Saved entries
## start

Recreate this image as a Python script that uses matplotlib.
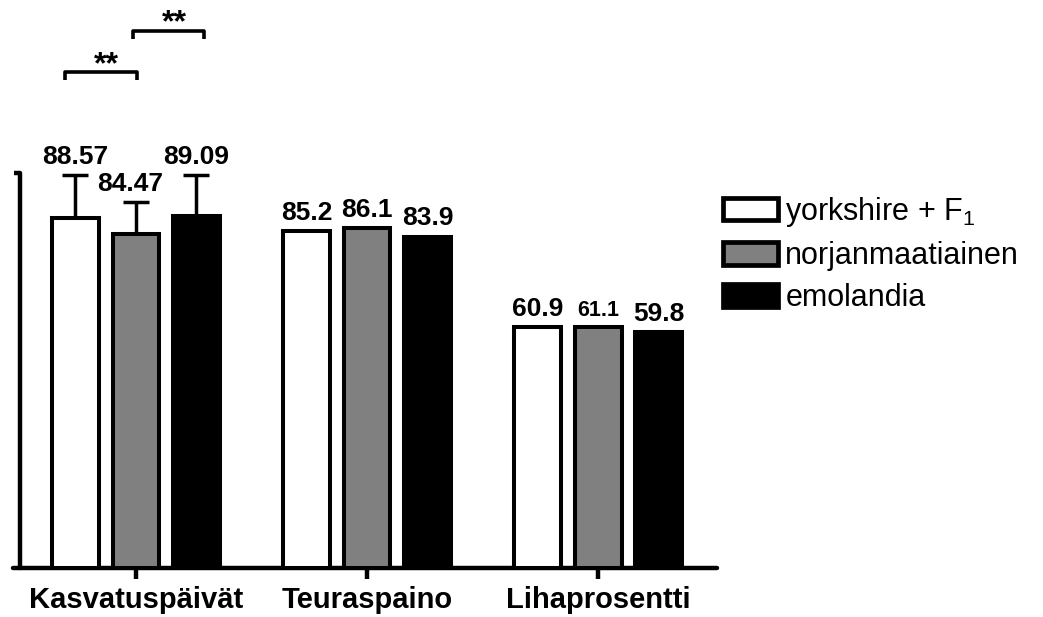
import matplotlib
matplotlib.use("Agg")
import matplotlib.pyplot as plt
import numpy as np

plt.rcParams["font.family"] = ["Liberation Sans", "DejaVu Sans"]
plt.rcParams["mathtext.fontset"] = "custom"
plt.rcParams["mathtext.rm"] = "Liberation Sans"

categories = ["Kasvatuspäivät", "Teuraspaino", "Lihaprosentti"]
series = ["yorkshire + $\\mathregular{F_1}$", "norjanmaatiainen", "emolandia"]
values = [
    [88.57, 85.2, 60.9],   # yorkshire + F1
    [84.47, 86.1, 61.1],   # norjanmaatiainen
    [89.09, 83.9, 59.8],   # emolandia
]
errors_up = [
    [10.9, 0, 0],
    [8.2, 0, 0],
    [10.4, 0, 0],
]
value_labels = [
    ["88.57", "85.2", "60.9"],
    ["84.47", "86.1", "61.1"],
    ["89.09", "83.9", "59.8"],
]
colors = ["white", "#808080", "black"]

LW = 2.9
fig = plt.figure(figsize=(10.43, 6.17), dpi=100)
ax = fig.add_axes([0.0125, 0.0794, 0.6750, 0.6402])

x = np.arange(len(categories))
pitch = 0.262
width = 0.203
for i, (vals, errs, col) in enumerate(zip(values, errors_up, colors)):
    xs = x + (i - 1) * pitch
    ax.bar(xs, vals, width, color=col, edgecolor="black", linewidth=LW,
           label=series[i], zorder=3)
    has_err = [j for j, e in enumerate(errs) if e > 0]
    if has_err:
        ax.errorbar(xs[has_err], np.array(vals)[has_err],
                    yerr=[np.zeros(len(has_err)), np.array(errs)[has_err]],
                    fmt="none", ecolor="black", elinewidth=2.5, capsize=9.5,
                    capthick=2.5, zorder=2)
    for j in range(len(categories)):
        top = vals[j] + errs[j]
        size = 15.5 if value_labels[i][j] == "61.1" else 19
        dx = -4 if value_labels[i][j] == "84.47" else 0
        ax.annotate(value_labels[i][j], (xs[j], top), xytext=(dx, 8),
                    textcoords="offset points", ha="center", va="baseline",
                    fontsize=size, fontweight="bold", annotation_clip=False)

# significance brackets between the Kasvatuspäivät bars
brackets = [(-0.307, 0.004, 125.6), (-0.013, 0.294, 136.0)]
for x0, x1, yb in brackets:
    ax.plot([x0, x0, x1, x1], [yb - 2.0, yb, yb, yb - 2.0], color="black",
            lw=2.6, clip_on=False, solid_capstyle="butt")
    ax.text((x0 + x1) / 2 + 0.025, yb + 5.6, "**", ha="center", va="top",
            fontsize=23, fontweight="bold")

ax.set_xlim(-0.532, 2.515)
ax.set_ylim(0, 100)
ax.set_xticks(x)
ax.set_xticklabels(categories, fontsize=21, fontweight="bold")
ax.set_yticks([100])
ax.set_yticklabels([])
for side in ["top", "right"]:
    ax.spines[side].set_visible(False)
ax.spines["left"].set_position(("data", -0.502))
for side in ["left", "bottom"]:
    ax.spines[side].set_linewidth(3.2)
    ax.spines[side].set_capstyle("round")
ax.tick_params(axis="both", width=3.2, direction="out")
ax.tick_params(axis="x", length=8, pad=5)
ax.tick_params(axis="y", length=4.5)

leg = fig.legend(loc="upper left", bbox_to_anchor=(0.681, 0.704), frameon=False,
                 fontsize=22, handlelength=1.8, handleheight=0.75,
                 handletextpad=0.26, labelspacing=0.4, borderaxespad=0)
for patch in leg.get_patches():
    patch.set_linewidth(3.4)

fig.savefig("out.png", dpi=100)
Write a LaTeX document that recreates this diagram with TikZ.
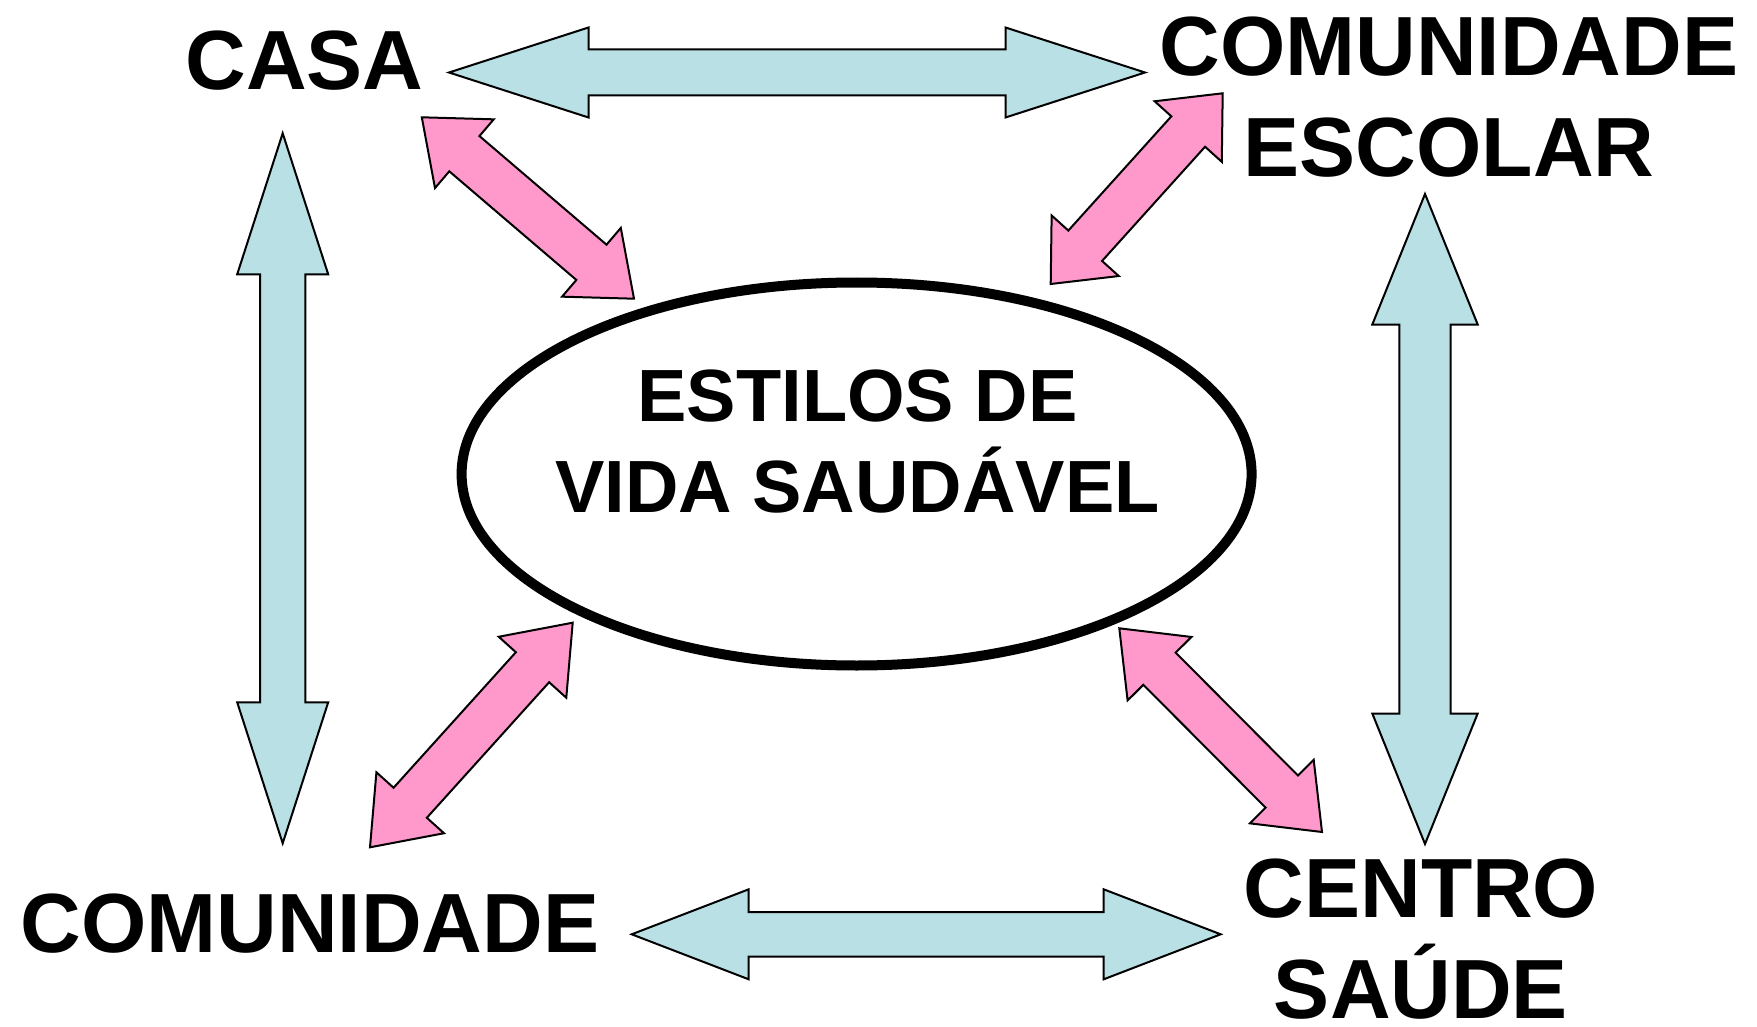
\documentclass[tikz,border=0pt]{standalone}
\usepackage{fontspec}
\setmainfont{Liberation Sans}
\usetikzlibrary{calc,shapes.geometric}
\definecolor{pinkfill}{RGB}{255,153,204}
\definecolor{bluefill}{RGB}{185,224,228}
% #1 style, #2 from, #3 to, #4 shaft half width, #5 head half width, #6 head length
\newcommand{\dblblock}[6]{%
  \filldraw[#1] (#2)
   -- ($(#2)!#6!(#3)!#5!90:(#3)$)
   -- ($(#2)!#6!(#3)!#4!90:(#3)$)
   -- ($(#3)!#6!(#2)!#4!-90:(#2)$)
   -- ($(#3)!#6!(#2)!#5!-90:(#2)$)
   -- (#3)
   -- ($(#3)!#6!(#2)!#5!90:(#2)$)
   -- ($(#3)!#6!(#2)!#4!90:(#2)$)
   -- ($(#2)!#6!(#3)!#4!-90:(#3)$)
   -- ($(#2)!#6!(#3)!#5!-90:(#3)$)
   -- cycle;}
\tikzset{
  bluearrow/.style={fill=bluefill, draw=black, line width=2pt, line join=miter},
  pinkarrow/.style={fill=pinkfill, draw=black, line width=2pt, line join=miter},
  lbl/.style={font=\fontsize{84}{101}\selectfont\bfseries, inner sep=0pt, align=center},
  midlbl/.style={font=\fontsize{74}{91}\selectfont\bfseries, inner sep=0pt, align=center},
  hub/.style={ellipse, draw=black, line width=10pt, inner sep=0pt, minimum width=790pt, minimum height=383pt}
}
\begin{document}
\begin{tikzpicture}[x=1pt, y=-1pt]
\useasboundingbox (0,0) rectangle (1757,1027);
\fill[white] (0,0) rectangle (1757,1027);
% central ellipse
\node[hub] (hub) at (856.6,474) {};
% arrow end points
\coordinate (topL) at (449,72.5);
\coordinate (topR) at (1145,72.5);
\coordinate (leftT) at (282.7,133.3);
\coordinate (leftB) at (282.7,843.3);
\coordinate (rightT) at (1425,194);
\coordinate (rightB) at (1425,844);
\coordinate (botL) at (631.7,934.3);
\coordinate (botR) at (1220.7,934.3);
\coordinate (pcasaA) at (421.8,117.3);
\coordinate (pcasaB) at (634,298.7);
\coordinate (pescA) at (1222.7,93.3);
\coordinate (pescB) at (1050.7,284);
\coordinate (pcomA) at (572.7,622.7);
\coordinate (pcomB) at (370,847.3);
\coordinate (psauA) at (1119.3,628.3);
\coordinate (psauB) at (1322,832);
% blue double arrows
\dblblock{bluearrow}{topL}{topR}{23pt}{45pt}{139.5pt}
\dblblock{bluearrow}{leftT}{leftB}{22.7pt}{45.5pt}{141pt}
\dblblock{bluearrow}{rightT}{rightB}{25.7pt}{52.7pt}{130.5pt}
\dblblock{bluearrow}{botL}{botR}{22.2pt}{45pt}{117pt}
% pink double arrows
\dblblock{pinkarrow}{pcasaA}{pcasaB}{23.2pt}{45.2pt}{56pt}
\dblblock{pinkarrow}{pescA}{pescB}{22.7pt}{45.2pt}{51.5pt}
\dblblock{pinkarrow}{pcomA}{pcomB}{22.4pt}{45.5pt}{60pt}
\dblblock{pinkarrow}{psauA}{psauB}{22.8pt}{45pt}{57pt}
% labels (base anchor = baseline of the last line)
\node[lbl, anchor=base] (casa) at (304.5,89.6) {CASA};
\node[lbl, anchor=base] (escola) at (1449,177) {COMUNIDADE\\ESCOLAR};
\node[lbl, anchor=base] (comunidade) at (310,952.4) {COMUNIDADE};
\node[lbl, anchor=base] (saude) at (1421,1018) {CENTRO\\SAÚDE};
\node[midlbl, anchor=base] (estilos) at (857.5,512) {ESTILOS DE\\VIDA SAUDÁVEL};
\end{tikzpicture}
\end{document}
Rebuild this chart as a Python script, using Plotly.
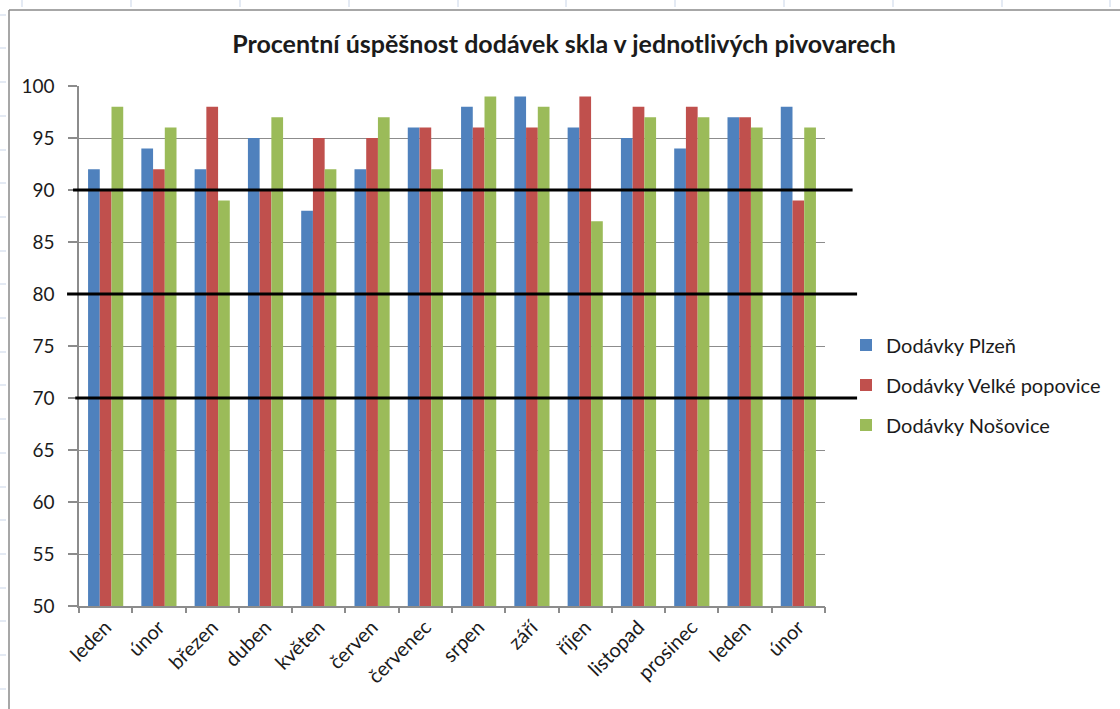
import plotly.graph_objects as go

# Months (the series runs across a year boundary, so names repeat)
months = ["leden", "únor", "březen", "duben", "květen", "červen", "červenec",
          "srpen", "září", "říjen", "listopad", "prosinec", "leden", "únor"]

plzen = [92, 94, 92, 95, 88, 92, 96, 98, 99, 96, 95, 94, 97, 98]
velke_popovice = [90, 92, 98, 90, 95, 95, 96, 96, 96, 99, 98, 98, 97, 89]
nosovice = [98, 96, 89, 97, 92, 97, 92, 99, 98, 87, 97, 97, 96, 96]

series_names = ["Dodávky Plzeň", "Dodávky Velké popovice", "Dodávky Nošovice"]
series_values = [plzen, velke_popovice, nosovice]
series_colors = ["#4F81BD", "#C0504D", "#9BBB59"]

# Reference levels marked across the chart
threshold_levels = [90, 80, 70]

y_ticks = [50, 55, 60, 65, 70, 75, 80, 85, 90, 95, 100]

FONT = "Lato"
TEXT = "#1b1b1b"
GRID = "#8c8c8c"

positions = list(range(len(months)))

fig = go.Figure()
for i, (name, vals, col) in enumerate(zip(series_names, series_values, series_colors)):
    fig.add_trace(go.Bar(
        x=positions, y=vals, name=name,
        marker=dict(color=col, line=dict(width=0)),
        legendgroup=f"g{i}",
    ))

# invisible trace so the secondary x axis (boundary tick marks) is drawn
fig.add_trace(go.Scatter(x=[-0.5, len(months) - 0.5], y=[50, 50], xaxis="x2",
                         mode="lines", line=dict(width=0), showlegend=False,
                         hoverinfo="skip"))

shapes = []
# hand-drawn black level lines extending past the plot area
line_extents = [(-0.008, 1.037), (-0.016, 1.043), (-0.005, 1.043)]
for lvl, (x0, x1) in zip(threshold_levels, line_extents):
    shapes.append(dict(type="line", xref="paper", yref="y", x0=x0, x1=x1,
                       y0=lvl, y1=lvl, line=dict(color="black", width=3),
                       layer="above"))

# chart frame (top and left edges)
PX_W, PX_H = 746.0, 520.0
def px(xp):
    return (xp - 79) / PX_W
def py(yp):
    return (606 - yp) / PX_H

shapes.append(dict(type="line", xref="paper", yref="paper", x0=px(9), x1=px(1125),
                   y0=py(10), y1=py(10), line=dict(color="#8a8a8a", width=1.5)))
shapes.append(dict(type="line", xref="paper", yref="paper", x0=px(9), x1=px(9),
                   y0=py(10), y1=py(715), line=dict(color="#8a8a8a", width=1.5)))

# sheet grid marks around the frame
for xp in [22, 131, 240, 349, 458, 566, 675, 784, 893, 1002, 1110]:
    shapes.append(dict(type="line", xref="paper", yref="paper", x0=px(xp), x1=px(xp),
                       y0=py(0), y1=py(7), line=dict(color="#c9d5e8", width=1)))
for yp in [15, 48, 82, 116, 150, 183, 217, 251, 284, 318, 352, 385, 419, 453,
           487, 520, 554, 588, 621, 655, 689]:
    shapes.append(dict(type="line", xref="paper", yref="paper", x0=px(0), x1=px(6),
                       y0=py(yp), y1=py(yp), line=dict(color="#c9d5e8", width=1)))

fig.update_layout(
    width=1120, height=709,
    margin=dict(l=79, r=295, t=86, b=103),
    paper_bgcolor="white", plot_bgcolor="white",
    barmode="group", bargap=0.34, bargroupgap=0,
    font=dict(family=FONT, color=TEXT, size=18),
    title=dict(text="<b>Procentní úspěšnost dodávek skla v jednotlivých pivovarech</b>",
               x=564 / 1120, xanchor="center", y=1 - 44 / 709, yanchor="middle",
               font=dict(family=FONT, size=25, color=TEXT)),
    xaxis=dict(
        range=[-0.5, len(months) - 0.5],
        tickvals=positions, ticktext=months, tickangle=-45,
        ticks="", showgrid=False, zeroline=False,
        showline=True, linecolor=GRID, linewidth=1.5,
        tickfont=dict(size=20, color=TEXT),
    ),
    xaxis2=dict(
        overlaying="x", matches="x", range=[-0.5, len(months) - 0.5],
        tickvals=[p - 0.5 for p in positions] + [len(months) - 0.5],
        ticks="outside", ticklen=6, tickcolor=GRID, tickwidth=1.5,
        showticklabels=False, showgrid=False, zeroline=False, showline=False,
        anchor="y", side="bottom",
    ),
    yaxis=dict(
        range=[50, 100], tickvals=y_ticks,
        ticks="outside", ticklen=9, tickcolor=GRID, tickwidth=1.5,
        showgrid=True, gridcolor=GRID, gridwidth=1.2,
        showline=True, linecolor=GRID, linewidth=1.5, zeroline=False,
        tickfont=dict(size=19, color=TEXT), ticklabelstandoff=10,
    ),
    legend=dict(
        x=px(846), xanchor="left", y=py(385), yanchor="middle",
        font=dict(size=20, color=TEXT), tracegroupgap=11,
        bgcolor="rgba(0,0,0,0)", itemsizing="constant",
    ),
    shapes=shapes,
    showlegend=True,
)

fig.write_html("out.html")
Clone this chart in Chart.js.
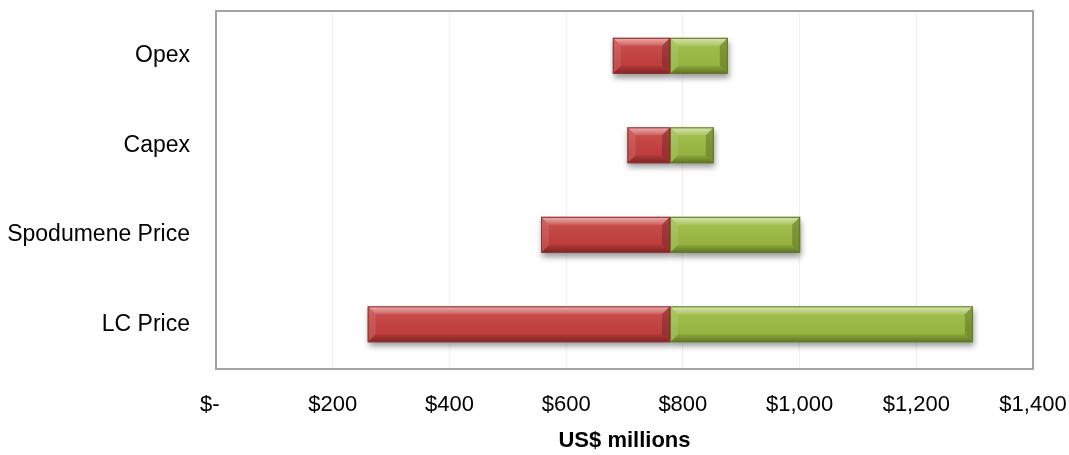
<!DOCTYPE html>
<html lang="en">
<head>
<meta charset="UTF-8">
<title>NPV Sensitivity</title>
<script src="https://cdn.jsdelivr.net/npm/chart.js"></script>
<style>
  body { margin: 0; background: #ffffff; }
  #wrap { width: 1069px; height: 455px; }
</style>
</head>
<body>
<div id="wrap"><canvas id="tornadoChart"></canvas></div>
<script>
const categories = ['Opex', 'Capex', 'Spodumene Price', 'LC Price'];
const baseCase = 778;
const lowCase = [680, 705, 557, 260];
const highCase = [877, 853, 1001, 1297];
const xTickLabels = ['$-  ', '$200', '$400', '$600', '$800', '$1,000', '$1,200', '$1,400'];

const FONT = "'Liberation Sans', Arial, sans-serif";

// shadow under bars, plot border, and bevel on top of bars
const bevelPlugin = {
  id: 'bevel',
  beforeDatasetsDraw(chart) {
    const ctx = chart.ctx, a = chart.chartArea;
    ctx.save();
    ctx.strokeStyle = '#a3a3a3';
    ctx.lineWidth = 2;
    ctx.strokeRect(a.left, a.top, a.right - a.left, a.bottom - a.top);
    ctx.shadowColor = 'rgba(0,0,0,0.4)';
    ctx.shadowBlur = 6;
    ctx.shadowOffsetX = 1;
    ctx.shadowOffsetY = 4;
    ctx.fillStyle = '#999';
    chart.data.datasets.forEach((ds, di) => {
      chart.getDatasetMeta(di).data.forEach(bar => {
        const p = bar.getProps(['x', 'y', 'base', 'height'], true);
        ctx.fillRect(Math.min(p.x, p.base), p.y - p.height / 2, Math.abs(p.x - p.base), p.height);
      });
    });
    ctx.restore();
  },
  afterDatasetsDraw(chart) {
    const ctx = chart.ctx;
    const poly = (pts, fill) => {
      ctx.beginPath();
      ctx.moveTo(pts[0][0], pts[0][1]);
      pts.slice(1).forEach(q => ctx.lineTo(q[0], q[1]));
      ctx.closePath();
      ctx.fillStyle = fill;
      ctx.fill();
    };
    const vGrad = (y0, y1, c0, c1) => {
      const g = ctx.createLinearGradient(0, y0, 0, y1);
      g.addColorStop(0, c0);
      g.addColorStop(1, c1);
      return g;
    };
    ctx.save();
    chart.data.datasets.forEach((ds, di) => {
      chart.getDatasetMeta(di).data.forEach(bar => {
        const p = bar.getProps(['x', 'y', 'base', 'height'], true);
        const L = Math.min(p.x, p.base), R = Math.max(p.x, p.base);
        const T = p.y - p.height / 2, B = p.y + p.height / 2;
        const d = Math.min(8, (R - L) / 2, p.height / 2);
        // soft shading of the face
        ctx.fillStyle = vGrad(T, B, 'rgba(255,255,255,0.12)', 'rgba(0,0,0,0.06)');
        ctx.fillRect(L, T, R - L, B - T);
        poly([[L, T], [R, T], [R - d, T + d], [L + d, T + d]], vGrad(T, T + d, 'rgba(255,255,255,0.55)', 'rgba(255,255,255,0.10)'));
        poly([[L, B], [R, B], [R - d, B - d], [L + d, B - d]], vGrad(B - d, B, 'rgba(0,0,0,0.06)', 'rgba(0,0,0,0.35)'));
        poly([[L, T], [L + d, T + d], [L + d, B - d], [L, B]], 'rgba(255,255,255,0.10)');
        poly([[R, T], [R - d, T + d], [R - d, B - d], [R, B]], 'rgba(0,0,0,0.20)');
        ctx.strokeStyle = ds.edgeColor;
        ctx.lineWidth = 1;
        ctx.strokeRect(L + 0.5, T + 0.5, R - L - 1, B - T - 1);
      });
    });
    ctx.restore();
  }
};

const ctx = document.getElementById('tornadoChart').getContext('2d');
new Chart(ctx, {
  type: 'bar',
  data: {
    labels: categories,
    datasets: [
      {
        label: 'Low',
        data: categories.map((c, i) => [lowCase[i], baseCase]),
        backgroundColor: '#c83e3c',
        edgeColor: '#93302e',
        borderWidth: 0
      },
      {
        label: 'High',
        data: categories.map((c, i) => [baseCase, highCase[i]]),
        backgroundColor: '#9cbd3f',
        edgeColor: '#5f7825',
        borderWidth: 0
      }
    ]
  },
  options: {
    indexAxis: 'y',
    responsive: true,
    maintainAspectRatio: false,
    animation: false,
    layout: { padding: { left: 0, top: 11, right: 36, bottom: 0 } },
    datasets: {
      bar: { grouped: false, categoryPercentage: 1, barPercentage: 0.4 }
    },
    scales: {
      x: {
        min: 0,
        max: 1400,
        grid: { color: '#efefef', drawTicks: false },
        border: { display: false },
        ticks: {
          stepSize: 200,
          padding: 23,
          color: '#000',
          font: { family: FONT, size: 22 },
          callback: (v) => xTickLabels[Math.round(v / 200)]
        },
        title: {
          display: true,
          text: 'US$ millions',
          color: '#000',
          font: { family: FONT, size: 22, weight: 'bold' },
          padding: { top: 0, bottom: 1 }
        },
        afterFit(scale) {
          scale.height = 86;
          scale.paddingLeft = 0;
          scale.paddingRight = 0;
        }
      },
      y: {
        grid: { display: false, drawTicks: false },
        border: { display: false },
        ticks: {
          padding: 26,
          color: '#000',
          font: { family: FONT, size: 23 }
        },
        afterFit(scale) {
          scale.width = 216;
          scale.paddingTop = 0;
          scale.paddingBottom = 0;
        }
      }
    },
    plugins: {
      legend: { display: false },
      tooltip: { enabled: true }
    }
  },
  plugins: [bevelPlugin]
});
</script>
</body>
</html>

## end

_REQUIRED WORK_. Pull out each line holding the string "this".

_TASK RESPONSE_.
Recreate this image as a Python script that uses matplotlib.
Write a LaTeX document that recreates this diagram with TikZ.
Rebuild this chart as a Python script, using Plotly.
Clone this chart in Chart.js.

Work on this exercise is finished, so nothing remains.